Working with content streams¶
A content stream is a stream object associated with either a page or a Form XObject that describes where and how to draw images, vectors, and text.
Content streams are binary data that can be thought of as a list of operators and zero or more operands. Operands are given first, followed by the operator. It is a stack-based language based loosely on PostScript, but without any programmable features. There are no variables, loops or conditionals.
A typical example is as follows (with additional whitespace):
q # push graphics stack
100 0 0 100 0 0 cm # set current transformation matrix
/Image1 Do # draw the object named /Image1 from the /Resources dictionary
Q # pop graphics stack
pikepdf provides a C++ optimized content stream parser and a filter. The parser is best used for reading and interpreting content streams; the filter is best used for rewriting them.
In [1]: pdf = pikepdf.open("../tests/resources/congress.pdf")
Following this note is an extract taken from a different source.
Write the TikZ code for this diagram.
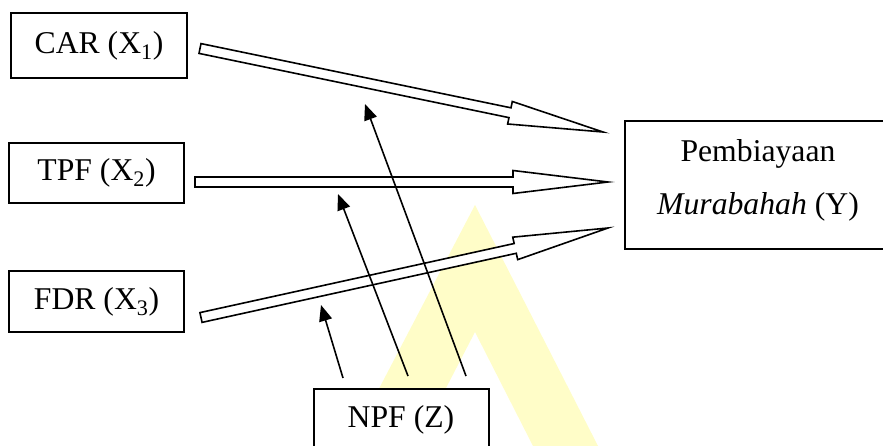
\documentclass[tikz,border=0pt]{standalone}
\usepackage{fontspec}
\setmainfont{Liberation Serif}
\usetikzlibrary{calc,arrows.meta}
\definecolor{wmyellow}{RGB}{255,253,200}
\tikzset{
  varbox/.style={draw=black, line width=1.6pt, fill=white, inner sep=0pt,
    font=\fontsize{31.7}{38}\selectfont},
  lbl/.style={inner sep=0pt, font=\fontsize{31.7}{38}\selectfont},
  blockstyle/.style={draw=black, line width=1.6pt, fill=white, line join=miter},
  modarrow/.style={draw=black, line width=1.6pt,
    -{Triangle[length=16pt,width=13pt]}},
}
\newcommand{\blockarr}[3]{%
  \coordinate (#1-a) at #2;
  \coordinate (#1-b) at #3;
  \coordinate (#1-h) at ($(#1-b)!95pt!(#1-a)$);
  \draw[blockstyle] ($(#1-a)!5pt!90:(#1-b)$) -- ($(#1-h)!5pt!-90:(#1-a)$)
    -- ($(#1-h)!11.5pt!-90:(#1-a)$) -- (#1-b) -- ($(#1-h)!11.5pt!90:(#1-a)$)
    -- ($(#1-h)!5pt!90:(#1-a)$) -- ($(#1-a)!5pt!-90:(#1-b)$) -- cycle;}
\begin{document}
\begin{tikzpicture}[x=1pt,y=-1pt]
\useasboundingbox (0,0) rectangle (883,446);
% watermark
\fill[wmyellow] (475,205) -- (598,446) -- (533,446) -- (475,332) -- (416,446) -- (349,446) -- cycle;
% boxes
\node[varbox, minimum width=176pt, minimum height=65pt] (car) at (99,45.5) {CAR (X\textsubscript{1})};
\node[varbox, minimum width=175pt, minimum height=60pt] (tpf) at (96.5,173) {TPF (X\textsubscript{2})};
\node[varbox, minimum width=175pt, minimum height=61pt] (fdr) at (96.5,301.5) {FDR (X\textsubscript{3})};
\node[varbox, minimum width=270pt, minimum height=128pt, anchor=north west] (y) at (624,120) {};
\node[lbl, anchor=base] (y1) at (758,162) {Pembiayaan};
\node[lbl, anchor=base] (y2) at (758,215) {\textit{Murabahah} (Y)};
\node[varbox, minimum width=175pt, minimum height=80pt, anchor=north west] (npf) at (313,388) {};
\node[lbl, anchor=base] (npflbl) at (401,427) {NPF (Z)};
% block arrows
\blockarr{carY}{(200,48.5)}{(603,132)}
\blockarr{tpfY}{(195,182)}{(608,182)}
\blockarr{fdrY}{(201,317.5)}{(608,228)}
% moderating arrows
\coordinate (m1s) at (343,378);
\coordinate (m1e) at (321,305);
\coordinate (m2s) at (408,376);
\coordinate (m2e) at (338,194);
\coordinate (m3s) at (466,376);
\coordinate (m3e) at (365,104);
\draw[modarrow] (m1s) -- (m1e);
\draw[modarrow] (m2s) -- (m2e);
\draw[modarrow] (m3s) -- (m3e);
\end{tikzpicture}
\end{document}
In [2]: page = pdf.pages[0]
In [3]: for operands, operator in pikepdf.parse_content_stream(page):
...: print("Operands {}, operator {}".format(operands, operator))
...:
Operands [], operator q
Operands [Decimal('200.0000'), 0, 0, Decimal('304.0000'), Decimal('0.0000'), Decimal('0.0000')], operator cm
Operands [pikepdf.Name("/Im0")], operator Do
Operands [], operator Q
Extracting text from PDFs¶
If you guessed that the content streams were the place to look for text inside a PDF – you’d be correct. Unfortunately, extracting the text is fairly difficult because content stream actually specifies as a font and glyph numbers to use. Sometimes, there is a 1:1 transparent mapping between Unicode numbers and glyph numbers, and dump of the content stream will show the text. In general, you cannot rely on there being a transparent mapping; in fact, it is perfectly legal for a font to specify no Unicode mapping at all, or to use an unconventional mapping (when a PDF contains a subsetted font for example).
We strongly recommend against trying to scrape text from the content stream.
pikepdf does not currently implement text extraction. We recommend pdfminer.six, a read-only text extraction tool. If you wish to write PDFs containing text, consider reportlab.